How To Confirm What Is Rendering My Graphics

Discussion in 'Hardware' started by drcarl, Dec 20, 2015.

  1. drcarl

    drcarl Staff Sergeant

    Greetings,

    I have a Giga-Byte GA-X58A-UD3R MoBo with onboard graphics.

    I also have an AMD Radeon HD 5700 Series graphics card installed.

    In the tray, I have a utility called AMD Catalyst Control Center. This is something I never use. (Maybe I should? Although I'm a photographer with a really nice IPS display, I don't have any calibration tools.)

    Here's my silly curiosity/question: Is there some way to verify which graphics capability (the card or the MoBo) is controlling my displays?

    Feel free to chime-in with answers to questions I am not quite smart enough to ask! - lol -

    TIA

    DrCarl
    Win7x64 Home
     
  2. Eldon

    Eldon Major Geek Extraordinaire

    If this is a laptop, then the display will be connected to the graphics card.
    If it's a desktop, look at the back of the tower case.
     
  3. drcarl

    drcarl Staff Sergeant

    It's a desktop, and I am pretty sure I know where I connected my displays. (I connected them to the graphics card. Surprise?)
    (I also know where I plugged the AC cord! - lol - Hint: WALL)

    I'd like to discover the answer to this:

    Is there some way to verify which graphics capability (the card or the MoBo) is controlling my displays?
    I am pretty sure it's the AMD card; I'd just like to verify this curiosity.

    Thanks
     
  4. drcarl

    drcarl Staff Sergeant

    Sorry, maybe it IS that simple?

    If I'm connected to the card, the card is running the show? (I suppose it is unreasonable to think that the board could run the display through the card)

    Also, changing settings in the Catalyst Control Center do take effect.

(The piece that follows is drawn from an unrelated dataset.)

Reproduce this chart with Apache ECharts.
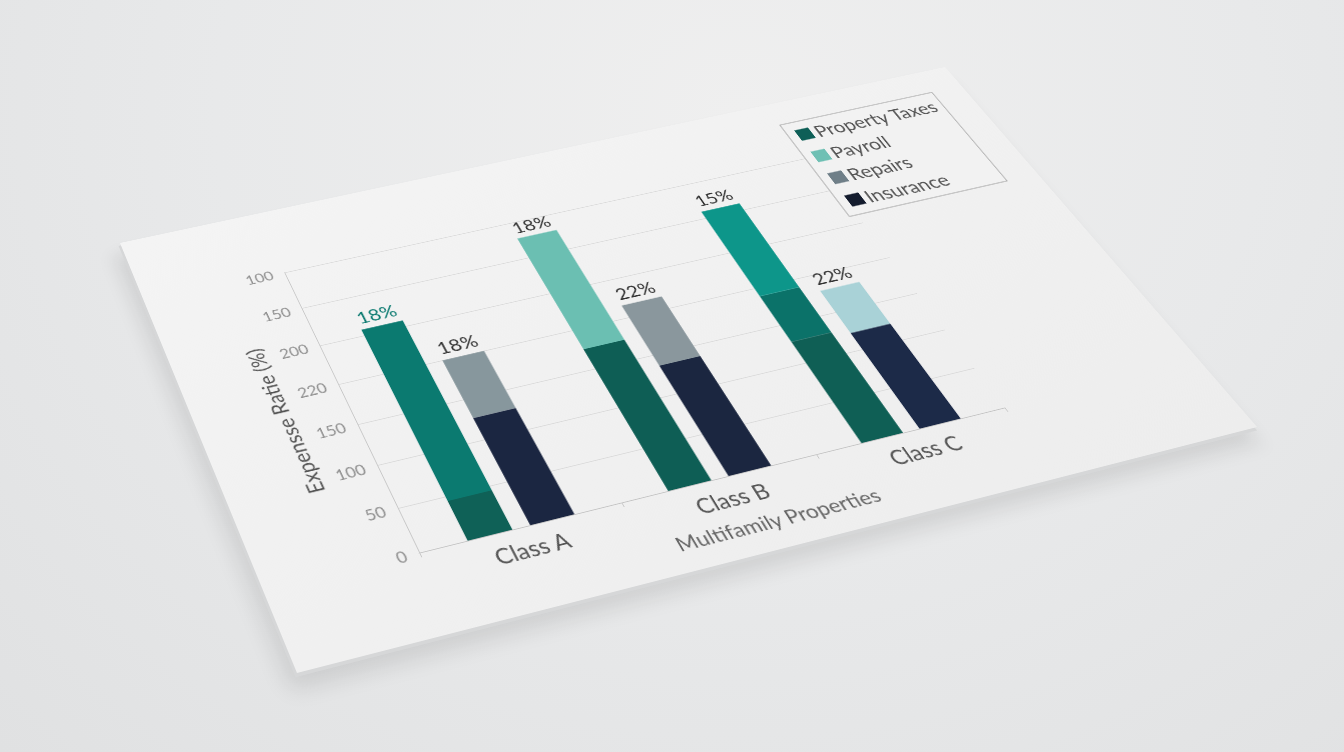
<!DOCTYPE html>
<html>
<head>
<meta charset="utf-8">
<script src="https://cdn.jsdelivr.net/npm/echarts@6/dist/echarts.min.js"></script>
<style>
  html, body { margin: 0; padding: 0; width: 1344px; height: 752px; overflow: hidden; }
  body { background: radial-gradient(ellipse at 55% 15%, #efefef 0%, #e8e9ea 50%, #e0e1e2 100%); }
  #paper {
    position: absolute; left: 0; top: 0;
    width: 1100px; height: 600px;
    background: linear-gradient(160deg, #f4f4f4 0%, #f0f0f0 60%, #ededed 100%);
    transform-origin: 0 0;
    box-shadow: -3px 4px 0 #d6d7d8, -12px 18px 22px rgba(0, 0, 0, 0.10);
  }
  #chart { width: 100%; height: 100%; }
</style>
</head>
<body>
<div id="paper"><div id="chart"></div></div>
<script>
  // data
  const categories = ['Class A', 'Class B', 'Class C']
  const yTickLabels = ['0', '50', '100', '150', '220', '200', '150', '100']
  const legendNames = ['Property Taxes', 'Payroll', 'Repairs', 'Insurance']

  // first bar of each class (stacked)
  const leftBase = [45, 175, 128]
  const leftMid = [213, 153, 61]
  const leftTop = [0, 0, 121]
  const leftLabels = ['18%', '18%', '15%']

  // second bar of each class (stacked)
  const rightBase = [127, 136, 122]
  const rightTop = [73, 80, 57]
  const rightLabels = ['18%', '22%', '22%']

  // colours
  const legendColors = {
    'Property Taxes': '#0e5f57',
    'Payroll': '#6fc0b4',
    'Repairs': '#6f7f88',
    'Insurance': '#141c2e'
  }
  const leftBaseColors = ['#0f6157', '#0e5e55', '#0f5f55']
  const leftMidColors = ['#0b7a70', '#6bbfb2', '#0b7269']
  const leftTopColors = ['#0d968a', '#0d968a', '#0d968a']
  const rightBaseColors = ['#1b2641', '#1b2640', '#1c2a48']
  const rightTopColors = ['#87979d', '#8a979d', '#a9d2d7']
  const leftLabelColors = ['#0b7a70', '#333333', '#333333']
  const rightLabelColors = ['#333333', '#333333', '#333333']

  // paper corners on screen: TL, TR, BR, BL
  const corners = [[120, 243], [945, 67], [1257, 427], [297, 673]]
  const PW = 1100
  const PH = 600

  // square -> quad homography, as a css matrix3d
  function paperMatrix (w, h, p) {
    const [x0, y0] = p[0], [x1, y1] = p[1], [x2, y2] = p[2], [x3, y3] = p[3]
    const dx1 = x1 - x2, dy1 = y1 - y2
    const dx2 = x3 - x2, dy2 = y3 - y2
    const dx3 = x0 - x1 + x2 - x3, dy3 = y0 - y1 + y2 - y3
    const den = dx1 * dy2 - dx2 * dy1
    const g = (dx3 * dy2 - dx2 * dy3) / den
    const hh = (dx1 * dy3 - dx3 * dy1) / den
    const a = x1 - x0 + g * x1
    const b = x3 - x0 + hh * x3
    const d = y1 - y0 + g * y1
    const e = y3 - y0 + hh * y3
    return 'matrix3d(' + [
      a / w, d / w, 0, g / w,
      b / h, e / h, 0, hh / h,
      0, 0, 1, 0,
      x0, y0, 0, 1
    ].join(',') + ')'
  }

  document.getElementById('paper').style.transform = paperMatrix(PW, PH, corners)

  function buildItems (values, colors, labels, labelColors, isTop) {
    return values.map((v, i) => ({
      value: v,
      itemStyle: { color: colors[i] },
      label: isTop(i)
        ? { show: true, position: 'top', distance: 5, formatter: labels[i], color: labelColors[i], fontSize: 24 }
        : { show: false }
    }))
  }

  const leftIsTopMid = i => !(leftTop[i] > 0)
  const leftIsTopTop = i => leftTop[i] > 0

  const barCommon = {
    type: 'bar',
    barWidth: '22%',
    barGap: '40%'
  }

  const chart = echarts.init(document.getElementById('chart'), null, { renderer: 'svg' })

  chart.setOption({
    backgroundColor: 'transparent',
    textStyle: { fontFamily: 'Lato, "Open Sans", sans-serif' },
    animation: false,
    legend: {
      orient: 'vertical',
      left: 845,
      top: 37,
      data: legendNames,
      icon: 'rect',
      itemWidth: 19,
      itemHeight: 19,
      itemGap: 13,
      padding: [10, 8, 10, 12],
      borderColor: '#9c9c9c',
      borderWidth: 1,
      backgroundColor: '#f2f2f2',
      textStyle: { fontSize: 26, color: '#555555' }
    },
    grid: {
      left: 170,
      right: 245,
      top: 98,
      bottom: 98,
      outerBoundsMode: 'none'
    },
    xAxis: {
      type: 'category',
      data: categories,
      axisLine: { lineStyle: { color: '#c4c4c4' } },
      axisTick: { show: true, length: 6, lineStyle: { color: '#c8c8c8' } },
      axisLabel: { fontSize: 26, color: '#555555', margin: 14 },
      name: 'Multifamily Properties',
      nameLocation: 'middle',
      nameGap: 52,
      nameTextStyle: { fontSize: 24, color: '#666666', padding: [0, 0, 0, 66] }
    },
    yAxis: {
      type: 'value',
      min: 0,
      max: 350,
      interval: 50,
      axisLine: { show: true, lineStyle: { color: '#c8c8c8' } },
      axisTick: { show: false },
      splitLine: { lineStyle: { color: '#dadada' } },
      axisLabel: {
        fontSize: 19,
        color: '#8f8f8f',
        margin: 14,
        formatter: v => yTickLabels[Math.round(v / 50)]
      },
      name: 'Expensse Ratie (%)',
      nameLocation: 'middle',
      nameGap: 62,
      nameTextStyle: { fontSize: 25, color: '#555555' }
    },
    series: [
      {
        ...barCommon,
        name: 'Property Taxes',
        stack: 'left',
        itemStyle: { color: legendColors['Property Taxes'] },
        data: buildItems(leftBase, leftBaseColors, leftLabels, leftLabelColors, () => false)
      },
      {
        ...barCommon,
        name: 'Payroll',
        stack: 'left',
        itemStyle: { color: legendColors['Payroll'] },
        data: buildItems(leftMid, leftMidColors, leftLabels, leftLabelColors, leftIsTopMid)
      },
      {
        ...barCommon,
        name: 'Other',
        stack: 'left',
        itemStyle: { color: '#0d968a' },
        data: buildItems(leftTop, leftTopColors, leftLabels, leftLabelColors, leftIsTopTop)
      },
      {
        ...barCommon,
        name: 'Insurance',
        stack: 'right',
        itemStyle: { color: legendColors['Insurance'] },
        data: buildItems(rightBase, rightBaseColors, rightLabels, rightLabelColors, () => false)
      },
      {
        ...barCommon,
        name: 'Repairs',
        stack: 'right',
        itemStyle: { color: legendColors['Repairs'] },
        data: buildItems(rightTop, rightTopColors, rightLabels, rightLabelColors, () => true)
      }
    ]
  })
</script>
</body>
</html>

    Chime-in if I am being stupid.
     
  5. davismccarn

    davismccarn Specialist

    It is the AMD card and its drivers which are controlling what you see on the monitor; but, if your primary usage is for photo editing, you may not be getting any benefit from it. It may, in fact, be giving you a poorer image than the onboard would do.
    GPU's (Graphics Processing Units) are now designed to draw things on the screen much faster than the CPU can; but, that becomes key because, with photo editing, you don't draw anything. Drawing consists of defining the corners of a triangle and applying a fill. This is great for gamers as every computer game animation consists of gazillions of triangles, each with its own shading or fill. Still images; on the other hand, are rows of dots and the REAL qualifier is in the color purity of the DAC (Digital to Analog Converter) which is taking the colors from the original file and converting them to the colors sent to the display.
    Unfortunately; what seems to have disappeared from the internet, are any reviews relating to the color purity of the various devices used in the video cards.
     
    drcarl likes this.
  6. drcarl

    drcarl Staff Sergeant

    DavisMcCarn - that's interesting. Thanks.